▶ [YOUR GOAL]:
Exactly as written, please set down all of the entries again, with no pictures.
****
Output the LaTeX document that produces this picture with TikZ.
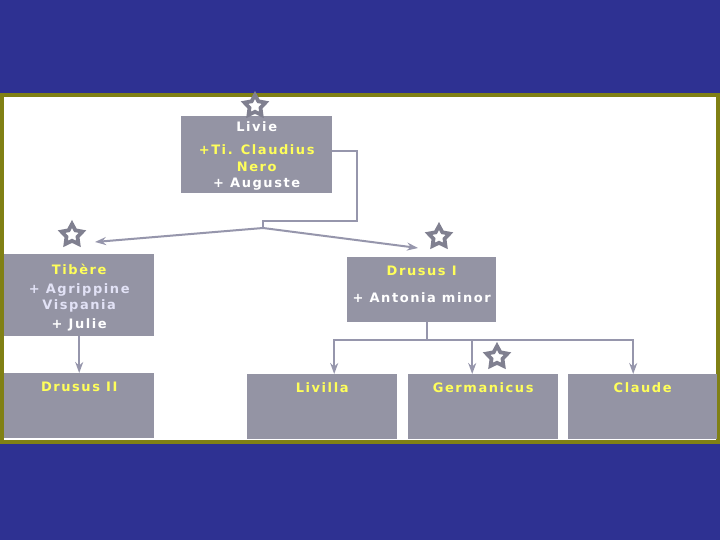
\documentclass[tikz,border=0pt]{standalone}
\usepackage{fontspec}
\setmainfont{DejaVu Sans}[LetterSpace=12]
\usepackage{xcolor}
\usetikzlibrary{shapes.geometric, arrows.meta, positioning}

\definecolor{slideblue}{RGB}{46,49,146}
\definecolor{paneolive}{RGB}{128,128,20}
\definecolor{boxgray}{RGB}{148,148,164}
\definecolor{nameyellow}{RGB}{255,255,90}
\definecolor{lilac}{RGB}{226,226,246}
\definecolor{linkgray}{RGB}{150,150,172}
\definecolor{stargray}{RGB}{128,128,144}

\begin{document}
\begin{tikzpicture}[
    x=1pt, y=-1pt,
    person/.style={
      rectangle, fill=boxgray, anchor=north west, inner sep=0pt,
      minimum width=150pt, minimum height=65pt,
      font=\bfseries\fontsize{13}{16}\selectfont, text=white, align=center
    },
    toptext/.style={text height=18pt, text depth=47pt},
    badge/.style={
      star, star points=5, star point ratio=1.9, draw=stargray, fill=white,
      line width=3.8pt, minimum size=22pt, inner sep=0pt
    },
    link/.style={line width=2pt, linkgray},
    arr/.style={-{Stealth[length=11pt, width=8pt]}, line width=2pt, linkgray},
  ]

  \useasboundingbox (0,0) rectangle (720,540);
  \fill[slideblue] (0,0) rectangle (720,540);
  \draw[paneolive, line width=4pt, fill=white] (2,95.3) rectangle (718,442.3);

  % parents
  \node[person, minimum width=151pt, minimum height=77pt, text height=71pt, text depth=6pt] (livie) at (181,116)
    {Livie\\[7pt]\color{nameyellow}+Ti. Claudius\\[1pt]\color{nameyellow}Nero\\+ Auguste};
  \node[person, minimum height=82pt, text height=74.5pt, text depth=7.5pt] (tibere) at (4,254)
    {\color{nameyellow}Tib\`ere\\[3pt]\color{lilac}+ Agrippine\\\color{lilac}Vispania\\[3pt]+ Julie};
  \node[person, minimum width=149pt, text height=45pt, text depth=20pt] (drususI) at (347,257)
    {\color{nameyellow}Drusus I\\[11pt]+ Antonia minor};

  % children
  \node[person, toptext] (drususII) at (4,373) {\color{nameyellow}Drusus II};
  \node[person, toptext] (livilla) at (247,374) {\color{nameyellow}Livilla};
  \node[person, toptext] (german) at (408,374) {\color{nameyellow}Germanicus};
  \node[person, toptext, minimum width=149pt] (claude) at (568,374) {\color{nameyellow}Claude};

  % stars
  \node[badge] (liviestar) at (255,106) {};
  \node[badge] (tibstar) at (72,235) {};
  \node[badge] (drustar) at (439,237) {};
  \node[badge] (germstar) at (497,357) {};

  \coordinate (bend) at (357,221);
  \coordinate (fork) at (263,228);
  \draw[link] ([yshift=4pt]livie.east) -| (bend) -| (fork);
  \draw[arr] (fork) -- ([xshift=23pt, yshift=-7pt]tibstar.center);
  \draw[arr] (fork) -- ([xshift=-21pt, yshift=-11pt]drustar.center);

  \draw[arr] (tibere) -- (drususII);

  \draw[link] ([xshift=5.5pt]drususI.south) -- ++(0,18) coordinate (hub);
  \draw[arr] (hub) -| ([xshift=12pt]livilla.north);
  \draw[arr] (hub) -| ([xshift=-11pt]german.north);
  \draw[arr] (hub) -| ([xshift=-9.5pt]claude.north);
\end{tikzpicture}
\end{document}
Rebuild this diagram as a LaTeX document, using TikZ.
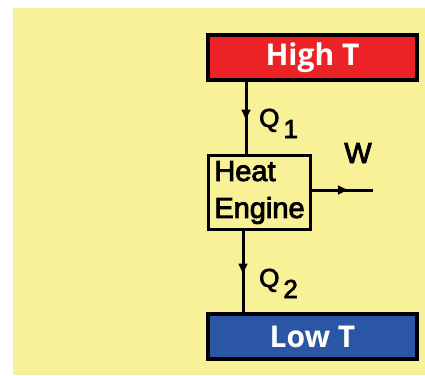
\documentclass[tikz,border=0pt]{standalone}
\usepackage{fontspec}
\setmainfont{Liberation Sans}
\newfontfamily\pixfont{Liberation Sans}[FakeBold=3]
\newfontfamily\boxfont{Open Sans}
\usetikzlibrary{arrows.meta,decorations.markings}

\definecolor{paper}{RGB}{248,241,152}
\definecolor{hotred}{RGB}{236,34,39}
\definecolor{coldblue}{RGB}{43,85,165}

\tikzset{
  reservoir/.style={draw=black, line width=4pt, minimum width=209pt, minimum height=45pt,
    inner sep=0pt, text=white, font=\boxfont\bfseries\fontsize{30}{30}\selectfont},
  engine/.style={draw=black, line width=3pt, minimum width=102pt, minimum height=74pt,
    inner sep=0pt, align=left, font=\pixfont\fontsize{29}{37}\selectfont},
  flow/.style={line width=3pt, postaction={decorate},
    decoration={markings, mark=at position #1 with {\arrow{Latex[length=12pt,width=10pt]}}}},
  lbl/.style={inner sep=0pt, font=\pixfont\fontsize{26}{26}\selectfont}
}

\begin{document}
\begin{tikzpicture}[x=1pt,y=-1pt,>=latex]
  \useasboundingbox (0,0) rectangle (425,375);
  \fill[paper] (13,8) rectangle (425,375);
  \node[reservoir, fill=hotred] (hot) at (312.5,57.5) {High T};
  \node[reservoir, fill=coldblue] (cold) at (312.5,336.5) {Low T};
  \node[engine] (eng) at (259.5,192.5) {Heat\\Engine};
  \coordinate (wout) at (373,190);
  \draw[flow=0.55] ([xshift=-13.5pt]hot.south -| eng.north) -- ([xshift=-13.5pt]eng.north);
  \draw[flow=0.55] ([xshift=-16.5pt]eng.south) -- ([xshift=-16.5pt]eng.south |- cold.north);
  \draw[flow=0.62] (eng.east |- wout) -- (wout);
  \node[lbl, anchor=base west] (q1) at (259,127) {Q\kern4pt\raisebox{-11pt}{1}};
  \node[lbl, anchor=base west] (q2) at (259,287) {Q\kern4pt\raisebox{-11pt}{2}};
  \node[lbl, anchor=base, font=\pixfont\fontsize{29}{29}\selectfont] (w) at (358,163) {W};
\end{tikzpicture}
\end{document}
****
▶ [FINISHED ANSWER]:
Output the LaTeX document that produces this picture with TikZ.
\documentclass[tikz,border=0pt]{standalone}
\usepackage{fontspec}
\setmainfont{DejaVu Sans}[LetterSpace=12]
\usepackage{xcolor}
\usetikzlibrary{shapes.geometric, arrows.meta, positioning}

\definecolor{slideblue}{RGB}{46,49,146}
\definecolor{paneolive}{RGB}{128,128,20}
\definecolor{boxgray}{RGB}{148,148,164}
\definecolor{nameyellow}{RGB}{255,255,90}
\definecolor{lilac}{RGB}{226,226,246}
\definecolor{linkgray}{RGB}{150,150,172}
\definecolor{stargray}{RGB}{128,128,144}

\begin{document}
\begin{tikzpicture}[
    x=1pt, y=-1pt,
    person/.style={
      rectangle, fill=boxgray, anchor=north west, inner sep=0pt,
      minimum width=150pt, minimum height=65pt,
      font=\bfseries\fontsize{13}{16}\selectfont, text=white, align=center
    },
    toptext/.style={text height=18pt, text depth=47pt},
    badge/.style={
      star, star points=5, star point ratio=1.9, draw=stargray, fill=white,
      line width=3.8pt, minimum size=22pt, inner sep=0pt
    },
    link/.style={line width=2pt, linkgray},
    arr/.style={-{Stealth[length=11pt, width=8pt]}, line width=2pt, linkgray},
  ]

  \useasboundingbox (0,0) rectangle (720,540);
  \fill[slideblue] (0,0) rectangle (720,540);
  \draw[paneolive, line width=4pt, fill=white] (2,95.3) rectangle (718,442.3);

  % parents
  \node[person, minimum width=151pt, minimum height=77pt, text height=71pt, text depth=6pt] (livie) at (181,116)
    {Livie\\[7pt]\color{nameyellow}+Ti. Claudius\\[1pt]\color{nameyellow}Nero\\+ Auguste};
  \node[person, minimum height=82pt, text height=74.5pt, text depth=7.5pt] (tibere) at (4,254)
    {\color{nameyellow}Tib\`ere\\[3pt]\color{lilac}+ Agrippine\\\color{lilac}Vispania\\[3pt]+ Julie};
  \node[person, minimum width=149pt, text height=45pt, text depth=20pt] (drususI) at (347,257)
    {\color{nameyellow}Drusus I\\[11pt]+ Antonia minor};

  % children
  \node[person, toptext] (drususII) at (4,373) {\color{nameyellow}Drusus II};
  \node[person, toptext] (livilla) at (247,374) {\color{nameyellow}Livilla};
  \node[person, toptext] (german) at (408,374) {\color{nameyellow}Germanicus};
  \node[person, toptext, minimum width=149pt] (claude) at (568,374) {\color{nameyellow}Claude};

  % stars
  \node[badge] (liviestar) at (255,106) {};
  \node[badge] (tibstar) at (72,235) {};
  \node[badge] (drustar) at (439,237) {};
  \node[badge] (germstar) at (497,357) {};

  \coordinate (bend) at (357,221);
  \coordinate (fork) at (263,228);
  \draw[link] ([yshift=4pt]livie.east) -| (bend) -| (fork);
  \draw[arr] (fork) -- ([xshift=23pt, yshift=-7pt]tibstar.center);
  \draw[arr] (fork) -- ([xshift=-21pt, yshift=-11pt]drustar.center);

  \draw[arr] (tibere) -- (drususII);

  \draw[link] ([xshift=5.5pt]drususI.south) -- ++(0,18) coordinate (hub);
  \draw[arr] (hub) -| ([xshift=12pt]livilla.north);
  \draw[arr] (hub) -| ([xshift=-11pt]german.north);
  \draw[arr] (hub) -| ([xshift=-9.5pt]claude.north);
\end{tikzpicture}
\end{document}
Rebuild this diagram as a LaTeX document, using TikZ.
\documentclass[tikz,border=0pt]{standalone}
\usepackage{fontspec}
\setmainfont{Liberation Sans}
\newfontfamily\pixfont{Liberation Sans}[FakeBold=3]
\newfontfamily\boxfont{Open Sans}
\usetikzlibrary{arrows.meta,decorations.markings}

\definecolor{paper}{RGB}{248,241,152}
\definecolor{hotred}{RGB}{236,34,39}
\definecolor{coldblue}{RGB}{43,85,165}

\tikzset{
  reservoir/.style={draw=black, line width=4pt, minimum width=209pt, minimum height=45pt,
    inner sep=0pt, text=white, font=\boxfont\bfseries\fontsize{30}{30}\selectfont},
  engine/.style={draw=black, line width=3pt, minimum width=102pt, minimum height=74pt,
    inner sep=0pt, align=left, font=\pixfont\fontsize{29}{37}\selectfont},
  flow/.style={line width=3pt, postaction={decorate},
    decoration={markings, mark=at position #1 with {\arrow{Latex[length=12pt,width=10pt]}}}},
  lbl/.style={inner sep=0pt, font=\pixfont\fontsize{26}{26}\selectfont}
}

\begin{document}
\begin{tikzpicture}[x=1pt,y=-1pt,>=latex]
  \useasboundingbox (0,0) rectangle (425,375);
  \fill[paper] (13,8) rectangle (425,375);
  \node[reservoir, fill=hotred] (hot) at (312.5,57.5) {High T};
  \node[reservoir, fill=coldblue] (cold) at (312.5,336.5) {Low T};
  \node[engine] (eng) at (259.5,192.5) {Heat\\Engine};
  \coordinate (wout) at (373,190);
  \draw[flow=0.55] ([xshift=-13.5pt]hot.south -| eng.north) -- ([xshift=-13.5pt]eng.north);
  \draw[flow=0.55] ([xshift=-16.5pt]eng.south) -- ([xshift=-16.5pt]eng.south |- cold.north);
  \draw[flow=0.62] (eng.east |- wout) -- (wout);
  \node[lbl, anchor=base west] (q1) at (259,127) {Q\kern4pt\raisebox{-11pt}{1}};
  \node[lbl, anchor=base west] (q2) at (259,287) {Q\kern4pt\raisebox{-11pt}{2}};
  \node[lbl, anchor=base, font=\pixfont\fontsize{29}{29}\selectfont] (w) at (358,163) {W};
\end{tikzpicture}
\end{document}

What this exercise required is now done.